▶ [Prompt] Copy out each line of the listing that has the word "standalone" in it.

▶ [Input records]
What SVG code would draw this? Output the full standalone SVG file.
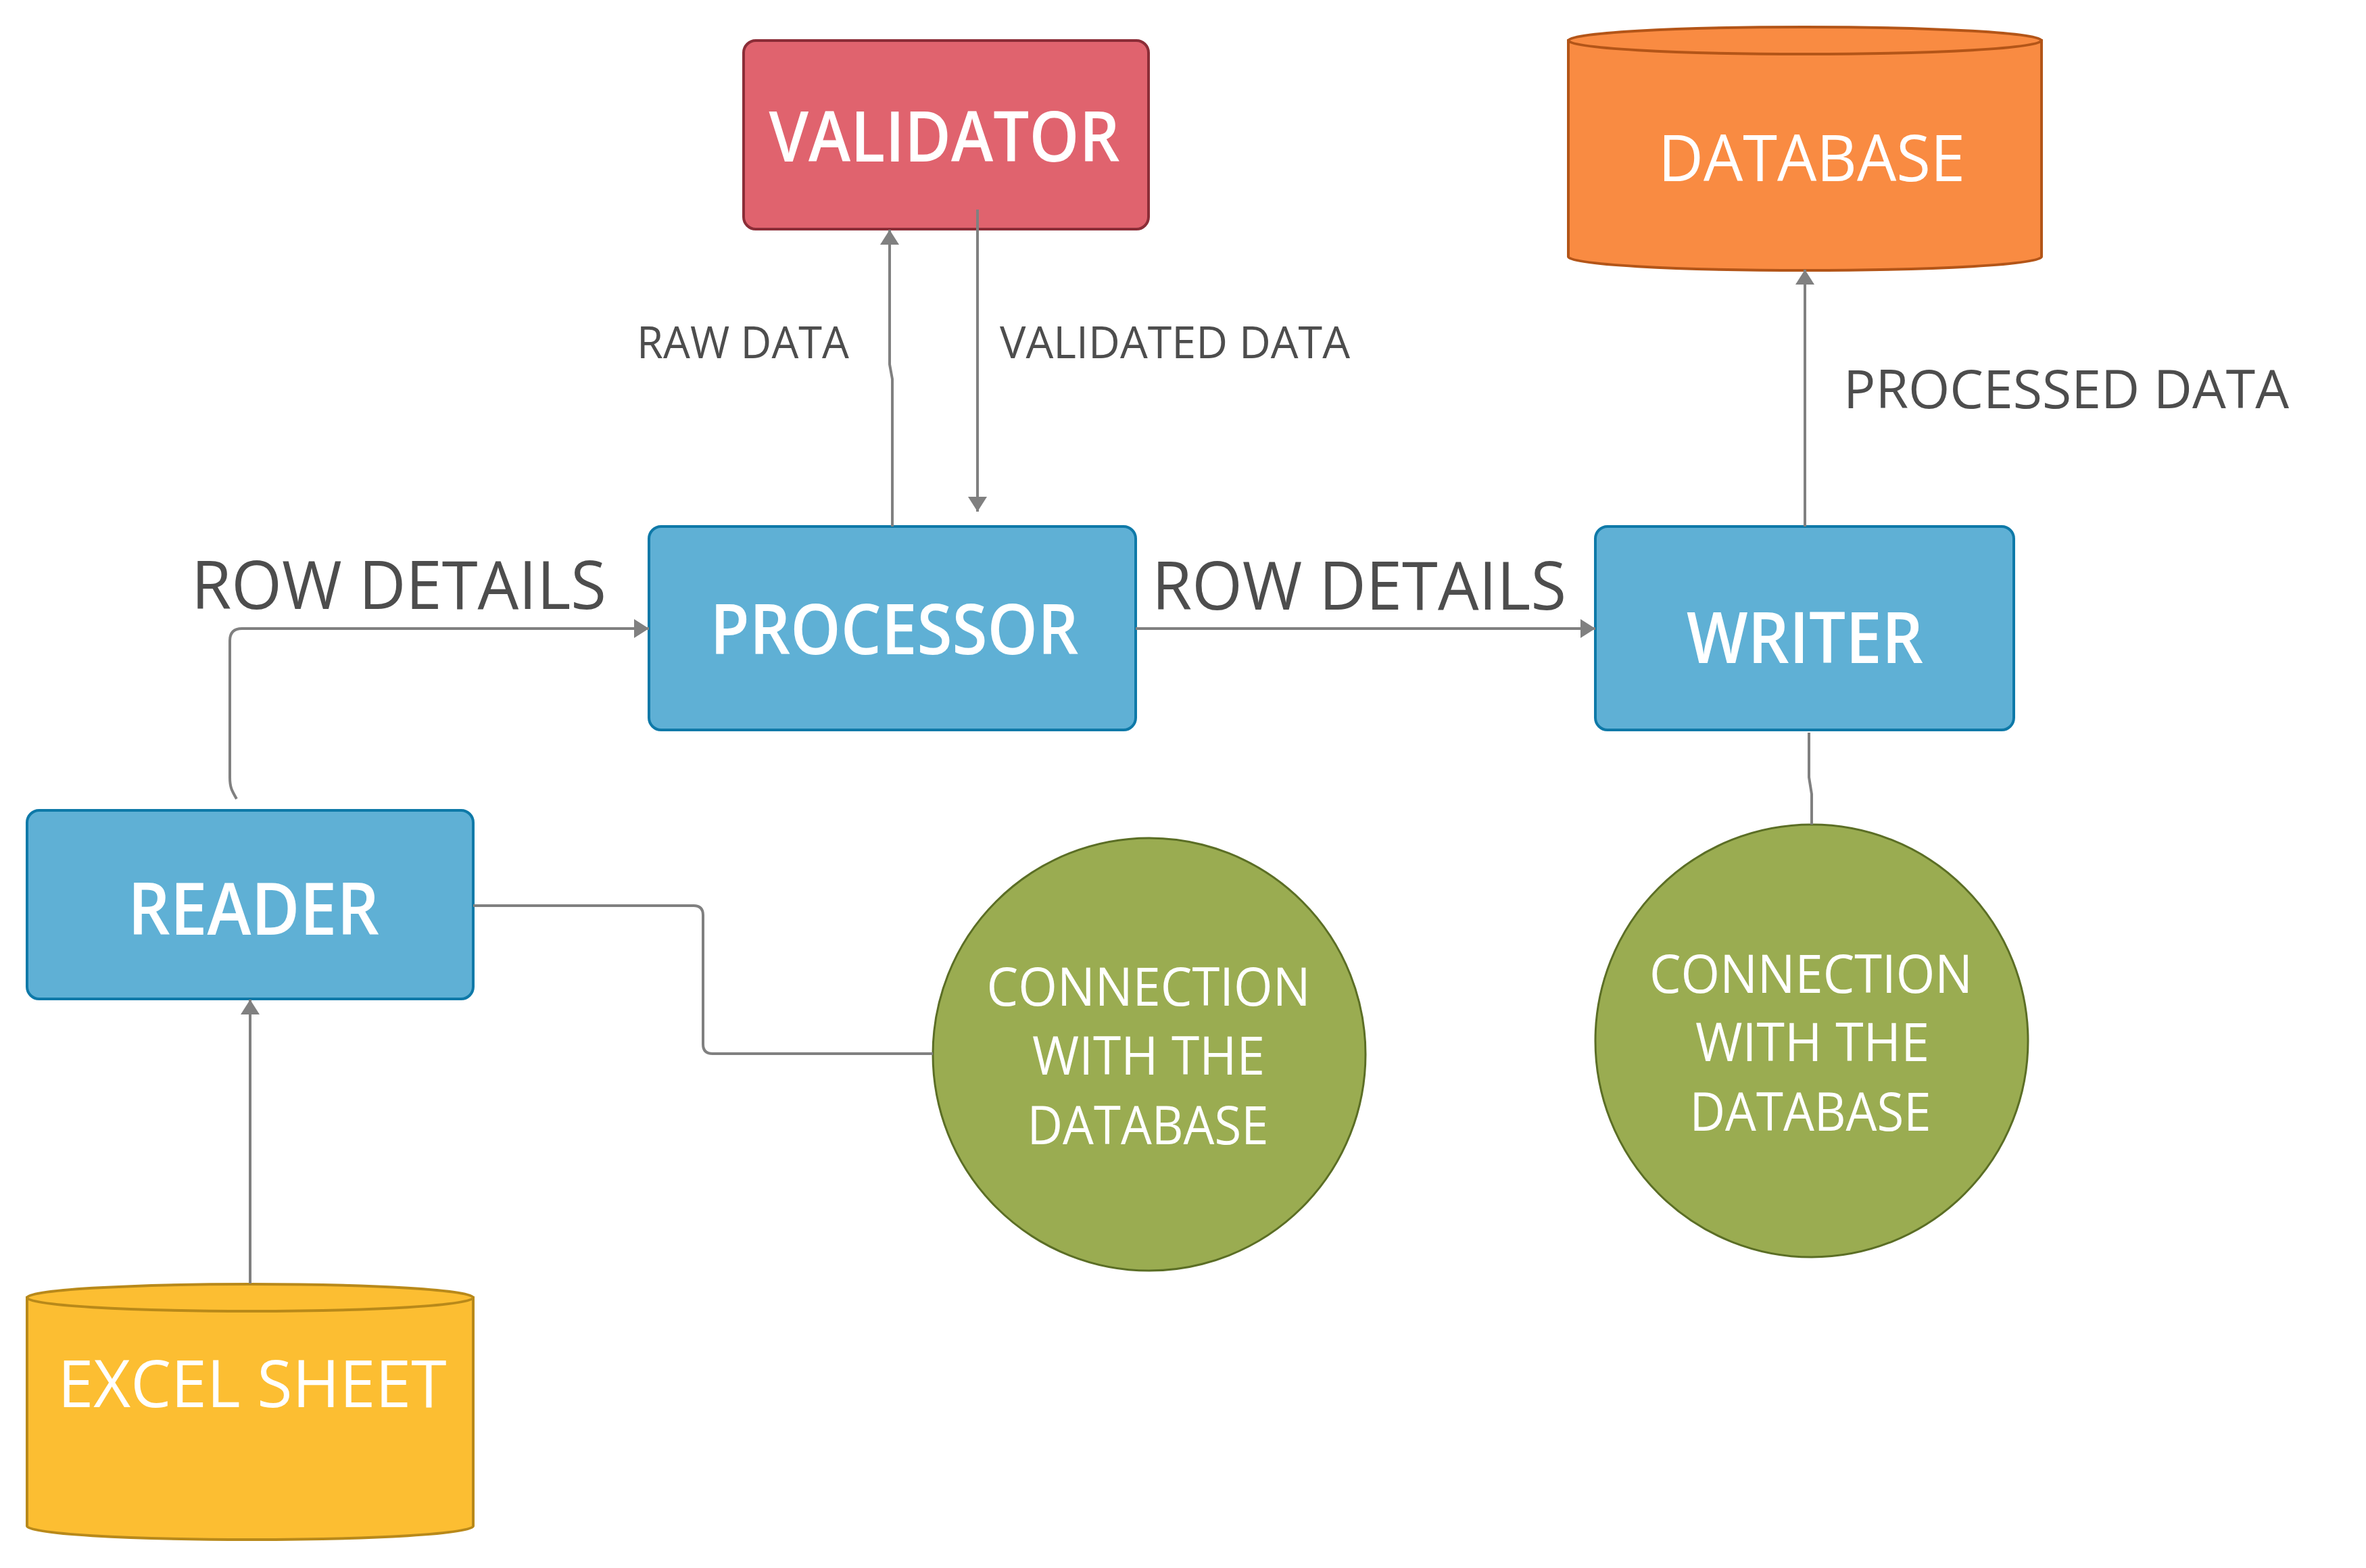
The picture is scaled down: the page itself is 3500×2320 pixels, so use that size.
<svg xmlns="http://www.w3.org/2000/svg" width="3500" height="2320" viewBox="0 0 3500 2320">
  <defs>
    <marker id="arrow" viewBox="0 0 22 28" refX="22" refY="14" markerWidth="22" markerHeight="28" markerUnits="userSpaceOnUse" orient="auto">
      <path d="M0,0 L22,14 L0,28 Z" fill="#808080"/>
    </marker>
    <style>
      .conn { fill: none; stroke: #808080; stroke-width: 4; }
      .box { fill: #5FB0D5; stroke: #0E79A8; stroke-width: 4; }
      .val { fill: #E0636E; stroke: #8B2D37; stroke-width: 4; }
      .circ { fill: #9AAC51; stroke: #5B6E25; stroke-width: 3; }
      .db { fill: #F98B42; stroke: #B35518; stroke-width: 4; }
      .xl { fill: #FCBE32; stroke: #B8891A; stroke-width: 4; }
      .title { font-family: "Open Sans", "Noto Sans", sans-serif; font-weight: 600; fill: #FFFFFF; text-anchor: middle; }
      .name { font-family: "Open Sans", "Noto Sans", sans-serif; font-weight: 400; fill: #FFFFFF; text-anchor: middle; }
      .lbl { font-family: "Open Sans", "Noto Sans", sans-serif; font-weight: 400; fill: #4D4D4D; }
    </style>
  </defs>
  <rect width="3500" height="2320" fill="#FFFFFF"/>

  <!-- validator -->
  <g id="validator">
    <rect class="val" x="1100" y="60" width="599" height="279" rx="18"/>
    <text class="title" x="1397" y="239" font-size="104" textLength="519" lengthAdjust="spacingAndGlyphs">VALIDATOR</text>
  </g>

  <!-- processor -->
  <g id="processor">
    <rect class="box" x="960" y="779" width="720" height="301" rx="18"/>
    <text class="title" x="1323" y="968" font-size="104" textLength="545" lengthAdjust="spacingAndGlyphs">PROCESSOR</text>
  </g>

  <!-- writer -->
  <g id="writer">
    <rect class="box" x="2360" y="779" width="619" height="301" rx="18"/>
    <text class="title" x="2670" y="981" font-size="105" textLength="350" lengthAdjust="spacingAndGlyphs">WRITER</text>
  </g>

  <!-- reader -->
  <g id="reader">
    <rect class="box" x="40" y="1199" width="660" height="279" rx="18"/>
    <text class="title" x="375" y="1383" font-size="107" textLength="372" lengthAdjust="spacingAndGlyphs">READER</text>
  </g>

  <!-- database store -->
  <g id="database">
    <path class="db" d="M2320,60 V380 A350,20 0 0 0 3020,380 V60 Z"/>
    <ellipse class="db" cx="2670" cy="60" rx="350" ry="20"/>
    <text class="name" x="2680" y="268" font-size="96" textLength="454" lengthAdjust="spacingAndGlyphs">DATABASE</text>
  </g>

  <!-- excel source -->
  <g id="excel-sheet">
    <path class="xl" d="M40,1920 V2258 A330,20 0 0 0 700,2258 V1920 Z"/>
    <ellipse class="xl" cx="370" cy="1920" rx="330" ry="20"/>
    <text class="name" x="373" y="2082" font-size="97" textLength="575" lengthAdjust="spacingAndGlyphs">EXCEL SHEET</text>
  </g>

  <!-- reader-side connection -->
  <g id="connection-reader">
    <circle class="circ" cx="1700" cy="1560" r="320"/>
    <text class="name" x="1699" y="1488" font-size="79" textLength="479" lengthAdjust="spacingAndGlyphs">CONNECTION</text>
    <text class="name" x="1699" y="1590" font-size="79" textLength="344" lengthAdjust="spacingAndGlyphs">WITH THE</text>
    <text class="name" x="1698" y="1693" font-size="79" textLength="357" lengthAdjust="spacingAndGlyphs">DATABASE</text>
  </g>

  <!-- writer-side connection -->
  <g id="connection-writer">
    <circle class="circ" cx="2680" cy="1540" r="320"/>
    <text class="name" x="2679" y="1469" font-size="79" textLength="478" lengthAdjust="spacingAndGlyphs">CONNECTION</text>
    <text class="name" x="2681" y="1570" font-size="79" textLength="346" lengthAdjust="spacingAndGlyphs">WITH THE</text>
    <text class="name" x="2678" y="1673" font-size="79" textLength="357" lengthAdjust="spacingAndGlyphs">DATABASE</text>
  </g>

  <!-- connectors, drawn over the nodes -->
  <g id="connectors">
    <path class="conn" d="M350,1182 C343,1170 340,1165 340,1150 V948 Q340,930 358,930 H960" marker-end="url(#arrow)"/>
    <path class="conn" d="M1680,930 H2360" marker-end="url(#arrow)"/>
    <path class="conn" d="M1320,779 V561 L1316,539 V340" marker-end="url(#arrow)"/>
    <path class="conn" d="M1446,310 V757" marker-end="url(#arrow)"/>
    <path class="conn" d="M2670,779 V399" marker-end="url(#arrow)"/>
    <path class="conn" d="M370,1899 V1479" marker-end="url(#arrow)"/>
    <path class="conn" d="M2676,1084 V1150 L2680,1175 V1220"/>
    <path class="conn" d="M700,1340 H1026 Q1040,1340 1040,1354 V1545 Q1040,1559 1054,1559 H1380"/>

    <text class="lbl" x="283" y="901" font-size="98" textLength="614" lengthAdjust="spacingAndGlyphs">ROW DETAILS</text>
    <text class="lbl" x="1704" y="902" font-size="98" textLength="613" lengthAdjust="spacingAndGlyphs">ROW DETAILS</text>
    <text class="lbl" x="942" y="530" font-size="66" textLength="314" lengthAdjust="spacingAndGlyphs">RAW DATA</text>
    <text class="lbl" x="1479" y="530" font-size="66" textLength="518" lengthAdjust="spacingAndGlyphs">VALIDATED DATA</text>
    <text class="lbl" x="2727" y="604" font-size="78" textLength="659" lengthAdjust="spacingAndGlyphs">PROCESSED DATA</text>
  </g>
</svg>
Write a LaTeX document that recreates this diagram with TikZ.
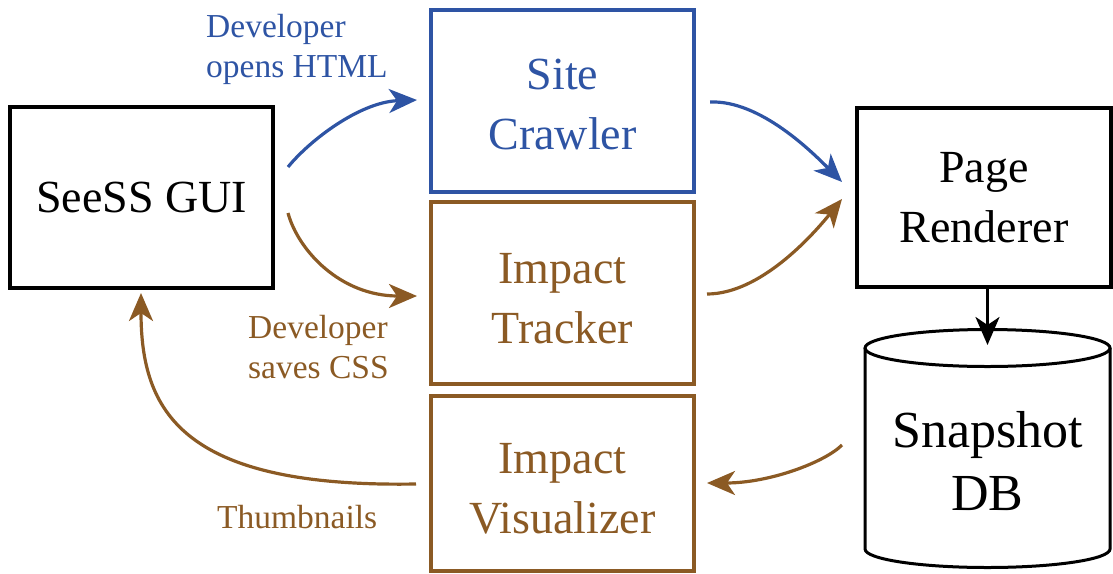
\documentclass[tikz,border=0pt]{standalone}
\usepackage{fontspec}
\setmainfont{Liberation Serif}
\usetikzlibrary{arrows.meta,calc}
\definecolor{flowblue}{RGB}{46,84,164}
\definecolor{flowbrown}{RGB}{139,90,36}
\begin{document}
\begin{tikzpicture}[x=1pt,y=-1pt,
  box/.style={draw, line width=3.2pt, rectangle, outer sep=0pt, inner sep=0pt,
    align=center, font=\fontsize{46}{60}\selectfont, minimum width=263pt},
  flow/.style={line width=3.2pt, -{Stealth[length=28pt,width=24pt,inset=8pt]}},
  lbl/.style={inner sep=0pt, align=left, font=\fontsize{33.5}{40}\selectfont}
]
\useasboundingbox (0,0) rectangle (1113,573);

% components (the struts set the first baseline of each two-line label)
\node[box, minimum height=181pt] (gui) at (141.5,197.5) {SeeSS GUI};
\node[box, flowblue, minimum height=182pt] (crawler) at (562.5,101) {\rule{0pt}{38pt}Site\\Crawler};
\node[box, flowbrown, minimum height=182pt] (tracker) at (562.5,293) {\rule{0pt}{42pt}Impact\\Tracker};
\node[box, flowbrown, minimum height=175pt] (visualizer) at (562.5,483.5) {\rule{0pt}{41pt}Impact\\Visualizer};
\node[box, minimum width=254pt, minimum height=179pt] (renderer) at (984,197.5) {Page\\Renderer};

% database cylinder
\node[minimum width=245pt, minimum height=201pt, inner sep=0pt, outer sep=0pt] (db) at (987.5,448.5) {};
\draw[line width=3pt] (db.north west) -- (db.south west)
  arc[start angle=180, end angle=360, x radius=122.5pt, y radius=18.5pt] -- (db.north east);
\draw[line width=3pt] (db.north) ellipse[x radius=122.5pt, y radius=18.5pt];
\node[inner sep=0pt, align=center, font=\fontsize{52}{63}\selectfont] (dbtext) at (987.5,461) {Snapshot\\DB};

% edge labels
\node[lbl, flowblue, anchor=north west] (lblhtml) at (206,14) {Developer\\opens HTML};
\node[lbl, flowbrown, anchor=north west] (lblcss) at (248,315) {Developer\\saves CSS};
\node[lbl, flowbrown, anchor=base west] (lblthumb) at (217,528) {Thumbnails};

% flows
\draw[flow, flowblue] ($(gui.east)+(15,-30.5)$) .. controls +(22,-27) and +(-57,2) .. ($(crawler.west)+(-14,-1)$);
\draw[flow, flowbrown] ($(gui.east)+(15,15.5)$) .. controls +(10,37) and +(-77,0) .. ($(tracker.west)+(-14,3)$);
\draw[flow, flowblue] ($(crawler.east)+(16,1)$) .. controls +(50,-2) and +(-30,-30) .. ($(renderer.west)+(-15,-15.5)$);
\draw[flow, flowbrown] ($(tracker.east)+(13,1)$) .. controls +(53,0) and +(-30,37) .. ($(renderer.west)+(-15,1.5)$);
\draw[flow, flowbrown] ($(db.west)+(-23,-3.5)$) .. controls +(-17,17) and +(63,0) .. ($(visualizer.east)+(13,-0.5)$);
\draw[flow, flowbrown] ($(visualizer.west)+(-15,0.5)$) .. controls +(-236,4) and +(0,117) .. ($(gui.south)+(-0.5,5)$);
\draw[flow] (renderer.south -| db.north) -- ($(db.north)+(0,-3)$);
\end{tikzpicture}
\end{document}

▶ [Solution to this exercise]
What SVG code would draw this? Output the full standalone SVG file.
\documentclass[tikz,border=0pt]{standalone}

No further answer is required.